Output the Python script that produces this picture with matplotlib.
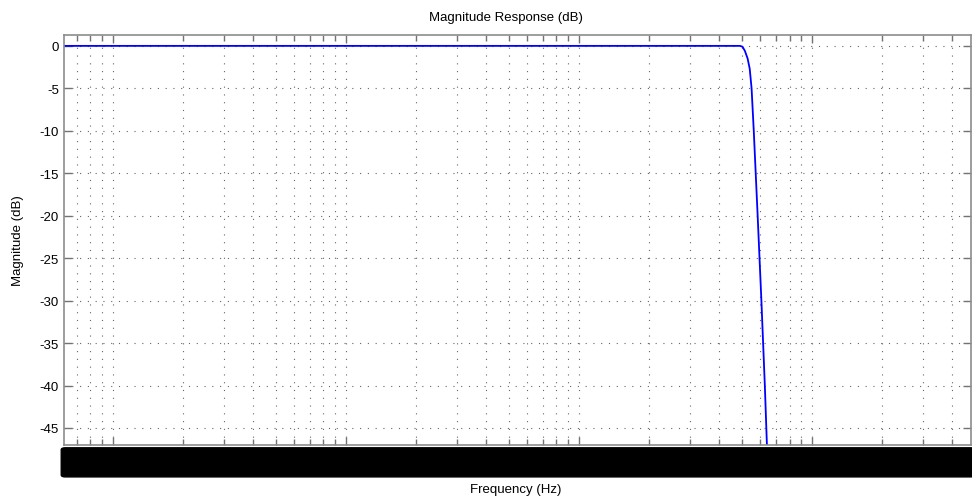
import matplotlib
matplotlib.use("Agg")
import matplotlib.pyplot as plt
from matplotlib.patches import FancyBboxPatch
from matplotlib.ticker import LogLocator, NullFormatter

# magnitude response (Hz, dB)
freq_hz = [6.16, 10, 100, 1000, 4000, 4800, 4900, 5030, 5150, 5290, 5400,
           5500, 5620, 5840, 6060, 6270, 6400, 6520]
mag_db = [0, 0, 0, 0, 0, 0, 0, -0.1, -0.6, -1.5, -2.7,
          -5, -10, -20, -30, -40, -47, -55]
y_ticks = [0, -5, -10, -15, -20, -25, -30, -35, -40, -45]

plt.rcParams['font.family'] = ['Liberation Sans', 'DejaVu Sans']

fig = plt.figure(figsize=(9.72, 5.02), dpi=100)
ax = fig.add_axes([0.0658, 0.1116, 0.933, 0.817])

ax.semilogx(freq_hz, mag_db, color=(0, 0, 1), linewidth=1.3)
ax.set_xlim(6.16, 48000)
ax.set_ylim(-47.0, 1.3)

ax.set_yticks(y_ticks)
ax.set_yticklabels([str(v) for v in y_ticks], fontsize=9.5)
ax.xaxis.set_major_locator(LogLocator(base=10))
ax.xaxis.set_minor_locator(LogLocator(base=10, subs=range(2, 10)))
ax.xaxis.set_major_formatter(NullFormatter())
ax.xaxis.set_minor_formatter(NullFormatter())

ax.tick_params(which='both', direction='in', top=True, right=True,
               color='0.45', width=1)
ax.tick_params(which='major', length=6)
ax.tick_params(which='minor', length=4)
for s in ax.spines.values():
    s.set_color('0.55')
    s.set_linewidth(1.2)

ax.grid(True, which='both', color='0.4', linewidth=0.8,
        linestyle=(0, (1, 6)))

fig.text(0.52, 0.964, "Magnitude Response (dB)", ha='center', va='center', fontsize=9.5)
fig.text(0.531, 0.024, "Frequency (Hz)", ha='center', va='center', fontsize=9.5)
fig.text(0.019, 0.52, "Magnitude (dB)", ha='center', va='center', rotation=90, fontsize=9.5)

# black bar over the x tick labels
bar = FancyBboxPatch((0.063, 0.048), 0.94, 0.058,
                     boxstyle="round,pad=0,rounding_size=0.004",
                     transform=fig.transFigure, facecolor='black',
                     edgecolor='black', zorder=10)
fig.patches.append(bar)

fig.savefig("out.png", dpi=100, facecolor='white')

> **Instructions for the task**
Please reproduce the listing exactly from its opening line through the line that contains "plt.rcParams['font.family'] = ['Liberation", both included, with all pictures omitted.

> **Task response**
Output the Python script that produces this picture with matplotlib.
import matplotlib
matplotlib.use("Agg")
import matplotlib.pyplot as plt
from matplotlib.patches import FancyBboxPatch
from matplotlib.ticker import LogLocator, NullFormatter

# magnitude response (Hz, dB)
freq_hz = [6.16, 10, 100, 1000, 4000, 4800, 4900, 5030, 5150, 5290, 5400,
           5500, 5620, 5840, 6060, 6270, 6400, 6520]
mag_db = [0, 0, 0, 0, 0, 0, 0, -0.1, -0.6, -1.5, -2.7,
          -5, -10, -20, -30, -40, -47, -55]
y_ticks = [0, -5, -10, -15, -20, -25, -30, -35, -40, -45]

plt.rcParams['font.family'] = ['Liberation Sans', 'DejaVu Sans']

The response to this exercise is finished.